▸ The data:
────────

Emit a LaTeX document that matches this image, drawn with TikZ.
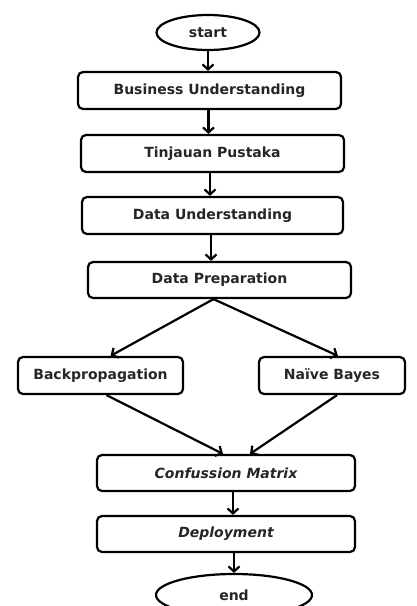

────────

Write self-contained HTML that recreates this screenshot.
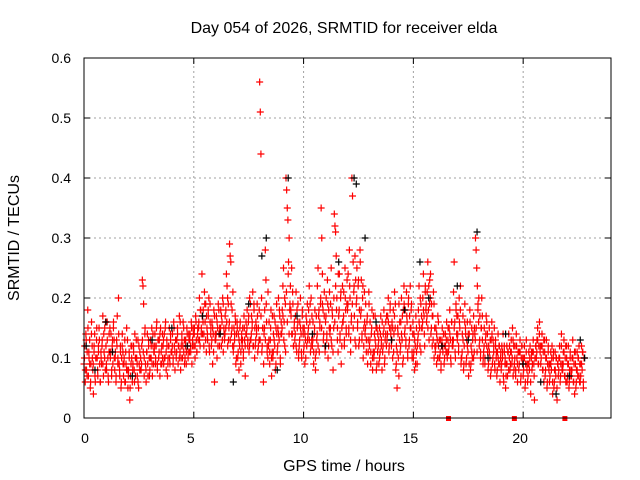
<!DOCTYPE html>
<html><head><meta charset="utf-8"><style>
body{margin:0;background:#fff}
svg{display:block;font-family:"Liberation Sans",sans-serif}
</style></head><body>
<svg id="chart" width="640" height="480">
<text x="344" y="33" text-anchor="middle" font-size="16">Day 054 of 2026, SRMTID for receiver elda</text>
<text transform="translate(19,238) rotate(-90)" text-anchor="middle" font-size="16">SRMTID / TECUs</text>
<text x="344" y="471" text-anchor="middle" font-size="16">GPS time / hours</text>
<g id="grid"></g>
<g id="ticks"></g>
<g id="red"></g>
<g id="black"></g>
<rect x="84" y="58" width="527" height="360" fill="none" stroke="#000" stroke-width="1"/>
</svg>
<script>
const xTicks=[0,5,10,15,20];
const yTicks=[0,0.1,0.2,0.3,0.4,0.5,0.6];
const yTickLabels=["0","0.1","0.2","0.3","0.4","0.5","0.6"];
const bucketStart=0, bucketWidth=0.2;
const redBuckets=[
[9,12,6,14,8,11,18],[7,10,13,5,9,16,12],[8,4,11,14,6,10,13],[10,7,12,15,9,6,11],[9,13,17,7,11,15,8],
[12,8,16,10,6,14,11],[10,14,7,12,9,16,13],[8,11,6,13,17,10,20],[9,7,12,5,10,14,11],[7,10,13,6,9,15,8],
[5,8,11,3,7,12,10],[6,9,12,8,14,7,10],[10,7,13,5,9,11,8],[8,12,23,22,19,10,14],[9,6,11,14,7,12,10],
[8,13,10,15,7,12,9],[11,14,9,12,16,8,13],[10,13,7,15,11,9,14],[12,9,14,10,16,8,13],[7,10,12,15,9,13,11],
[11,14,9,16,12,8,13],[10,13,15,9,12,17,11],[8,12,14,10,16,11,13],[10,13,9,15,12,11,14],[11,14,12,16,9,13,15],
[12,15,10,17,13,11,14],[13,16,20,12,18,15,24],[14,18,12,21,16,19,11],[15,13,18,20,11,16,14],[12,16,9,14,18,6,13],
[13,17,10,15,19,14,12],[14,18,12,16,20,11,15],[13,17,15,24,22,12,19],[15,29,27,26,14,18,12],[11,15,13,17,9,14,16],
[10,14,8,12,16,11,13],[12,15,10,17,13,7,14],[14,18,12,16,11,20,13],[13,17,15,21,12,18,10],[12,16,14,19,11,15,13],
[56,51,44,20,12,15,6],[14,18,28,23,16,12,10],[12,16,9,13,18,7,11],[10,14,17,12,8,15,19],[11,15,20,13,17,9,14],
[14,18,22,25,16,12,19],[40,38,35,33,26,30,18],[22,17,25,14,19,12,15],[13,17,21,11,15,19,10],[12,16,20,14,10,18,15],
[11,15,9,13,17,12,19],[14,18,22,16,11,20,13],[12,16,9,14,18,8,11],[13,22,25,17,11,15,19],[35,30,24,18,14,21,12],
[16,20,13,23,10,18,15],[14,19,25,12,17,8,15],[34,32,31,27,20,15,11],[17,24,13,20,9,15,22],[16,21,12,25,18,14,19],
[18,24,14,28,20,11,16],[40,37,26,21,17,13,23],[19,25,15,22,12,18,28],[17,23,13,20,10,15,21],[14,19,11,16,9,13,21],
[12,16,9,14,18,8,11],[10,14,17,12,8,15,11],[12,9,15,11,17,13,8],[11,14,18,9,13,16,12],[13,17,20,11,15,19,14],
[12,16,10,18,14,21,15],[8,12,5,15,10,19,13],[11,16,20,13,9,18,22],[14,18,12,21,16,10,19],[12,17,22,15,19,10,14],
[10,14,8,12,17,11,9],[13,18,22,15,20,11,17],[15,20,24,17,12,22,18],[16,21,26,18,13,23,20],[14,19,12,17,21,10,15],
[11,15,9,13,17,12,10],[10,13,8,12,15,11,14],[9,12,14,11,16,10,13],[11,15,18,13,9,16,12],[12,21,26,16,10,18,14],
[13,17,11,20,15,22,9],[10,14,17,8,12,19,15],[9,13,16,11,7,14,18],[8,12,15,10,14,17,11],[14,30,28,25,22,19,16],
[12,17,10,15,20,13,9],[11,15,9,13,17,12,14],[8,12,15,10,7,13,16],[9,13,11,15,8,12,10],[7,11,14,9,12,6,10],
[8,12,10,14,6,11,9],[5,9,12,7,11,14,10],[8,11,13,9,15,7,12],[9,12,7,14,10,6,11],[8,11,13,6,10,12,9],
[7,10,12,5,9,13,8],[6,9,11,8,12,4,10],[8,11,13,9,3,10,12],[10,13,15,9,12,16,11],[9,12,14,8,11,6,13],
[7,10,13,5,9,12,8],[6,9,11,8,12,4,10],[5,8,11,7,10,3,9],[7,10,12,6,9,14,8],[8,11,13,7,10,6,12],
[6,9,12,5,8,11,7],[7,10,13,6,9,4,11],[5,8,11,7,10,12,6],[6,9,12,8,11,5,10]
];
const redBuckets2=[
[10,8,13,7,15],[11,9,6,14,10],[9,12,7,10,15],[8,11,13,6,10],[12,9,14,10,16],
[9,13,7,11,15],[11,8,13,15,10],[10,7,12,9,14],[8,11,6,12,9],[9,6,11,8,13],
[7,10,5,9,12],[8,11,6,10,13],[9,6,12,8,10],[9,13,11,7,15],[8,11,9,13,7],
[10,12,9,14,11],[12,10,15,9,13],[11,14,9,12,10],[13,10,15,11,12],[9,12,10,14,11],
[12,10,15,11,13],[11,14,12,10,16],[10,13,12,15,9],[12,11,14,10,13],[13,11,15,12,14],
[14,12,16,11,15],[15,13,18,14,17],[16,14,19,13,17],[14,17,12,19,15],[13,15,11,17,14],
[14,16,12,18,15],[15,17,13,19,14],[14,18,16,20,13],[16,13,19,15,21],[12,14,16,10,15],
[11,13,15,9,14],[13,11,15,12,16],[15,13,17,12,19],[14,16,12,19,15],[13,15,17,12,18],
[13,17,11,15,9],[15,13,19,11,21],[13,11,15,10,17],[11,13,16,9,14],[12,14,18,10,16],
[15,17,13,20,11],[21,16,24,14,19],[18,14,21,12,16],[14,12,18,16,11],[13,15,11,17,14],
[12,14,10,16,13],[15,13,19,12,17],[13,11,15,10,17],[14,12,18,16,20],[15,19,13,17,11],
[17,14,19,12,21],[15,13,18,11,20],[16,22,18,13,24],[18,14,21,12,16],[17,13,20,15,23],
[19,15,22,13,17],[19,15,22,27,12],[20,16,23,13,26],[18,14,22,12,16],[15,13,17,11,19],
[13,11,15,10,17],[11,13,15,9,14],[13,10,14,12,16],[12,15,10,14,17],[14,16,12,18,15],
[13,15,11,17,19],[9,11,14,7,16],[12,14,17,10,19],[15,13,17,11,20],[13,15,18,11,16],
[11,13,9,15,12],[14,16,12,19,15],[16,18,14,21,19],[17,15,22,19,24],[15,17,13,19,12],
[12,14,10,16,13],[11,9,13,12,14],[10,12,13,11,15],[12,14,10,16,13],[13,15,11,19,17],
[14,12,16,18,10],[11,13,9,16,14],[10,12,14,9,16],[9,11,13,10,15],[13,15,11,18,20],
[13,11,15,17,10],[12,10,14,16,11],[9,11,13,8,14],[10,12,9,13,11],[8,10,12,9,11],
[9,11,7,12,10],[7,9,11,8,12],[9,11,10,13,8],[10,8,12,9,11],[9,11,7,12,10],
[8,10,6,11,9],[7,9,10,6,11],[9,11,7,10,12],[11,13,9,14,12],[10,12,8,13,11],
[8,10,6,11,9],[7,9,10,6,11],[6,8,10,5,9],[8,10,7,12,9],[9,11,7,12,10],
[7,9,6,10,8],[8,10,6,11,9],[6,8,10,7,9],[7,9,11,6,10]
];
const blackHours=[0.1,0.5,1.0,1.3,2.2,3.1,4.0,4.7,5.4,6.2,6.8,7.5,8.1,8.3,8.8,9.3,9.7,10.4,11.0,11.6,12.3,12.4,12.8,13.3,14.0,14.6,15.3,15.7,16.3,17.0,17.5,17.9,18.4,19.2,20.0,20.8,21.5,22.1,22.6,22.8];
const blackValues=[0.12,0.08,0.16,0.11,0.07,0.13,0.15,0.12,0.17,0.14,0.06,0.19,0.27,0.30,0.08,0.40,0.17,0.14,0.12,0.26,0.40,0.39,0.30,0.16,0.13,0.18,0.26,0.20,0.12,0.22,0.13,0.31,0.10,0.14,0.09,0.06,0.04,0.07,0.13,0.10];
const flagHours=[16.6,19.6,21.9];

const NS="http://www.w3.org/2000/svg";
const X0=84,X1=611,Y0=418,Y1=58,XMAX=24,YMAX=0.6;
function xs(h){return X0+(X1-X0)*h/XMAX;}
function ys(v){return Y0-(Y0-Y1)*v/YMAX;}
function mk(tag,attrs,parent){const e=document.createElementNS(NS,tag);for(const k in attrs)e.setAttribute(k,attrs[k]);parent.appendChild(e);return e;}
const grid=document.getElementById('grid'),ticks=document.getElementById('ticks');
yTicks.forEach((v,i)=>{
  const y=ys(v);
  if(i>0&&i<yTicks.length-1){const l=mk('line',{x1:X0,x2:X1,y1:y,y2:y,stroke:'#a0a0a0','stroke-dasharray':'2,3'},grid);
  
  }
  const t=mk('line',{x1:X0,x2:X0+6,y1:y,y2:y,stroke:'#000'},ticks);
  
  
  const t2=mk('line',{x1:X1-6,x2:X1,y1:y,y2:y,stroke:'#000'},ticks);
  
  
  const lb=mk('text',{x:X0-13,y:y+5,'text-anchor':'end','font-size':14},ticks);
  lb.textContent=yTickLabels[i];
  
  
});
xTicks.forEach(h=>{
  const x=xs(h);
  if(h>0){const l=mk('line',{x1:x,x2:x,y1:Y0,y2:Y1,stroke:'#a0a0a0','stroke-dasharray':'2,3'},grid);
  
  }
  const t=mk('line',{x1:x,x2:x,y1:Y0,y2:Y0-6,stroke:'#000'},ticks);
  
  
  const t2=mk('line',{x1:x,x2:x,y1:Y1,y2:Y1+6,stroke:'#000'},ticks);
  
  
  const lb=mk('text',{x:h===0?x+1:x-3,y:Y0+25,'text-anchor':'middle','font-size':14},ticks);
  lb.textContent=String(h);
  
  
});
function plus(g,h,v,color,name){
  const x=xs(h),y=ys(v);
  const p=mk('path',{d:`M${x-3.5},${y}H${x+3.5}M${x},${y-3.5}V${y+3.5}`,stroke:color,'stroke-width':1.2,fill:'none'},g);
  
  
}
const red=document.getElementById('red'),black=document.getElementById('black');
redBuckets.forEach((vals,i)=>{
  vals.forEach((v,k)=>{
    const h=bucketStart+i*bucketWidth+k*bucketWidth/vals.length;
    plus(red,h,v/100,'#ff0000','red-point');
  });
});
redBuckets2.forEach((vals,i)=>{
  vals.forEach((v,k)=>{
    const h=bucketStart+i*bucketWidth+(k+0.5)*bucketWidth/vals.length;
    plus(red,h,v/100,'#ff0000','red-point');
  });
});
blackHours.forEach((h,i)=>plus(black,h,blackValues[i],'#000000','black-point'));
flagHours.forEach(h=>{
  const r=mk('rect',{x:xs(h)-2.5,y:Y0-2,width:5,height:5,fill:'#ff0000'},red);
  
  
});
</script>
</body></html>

────────

Locate each line with the word "that" and copy it.

▸ Correct result:
Emit a LaTeX document that matches this image, drawn with TikZ.
Write self-contained HTML that recreates this screenshot.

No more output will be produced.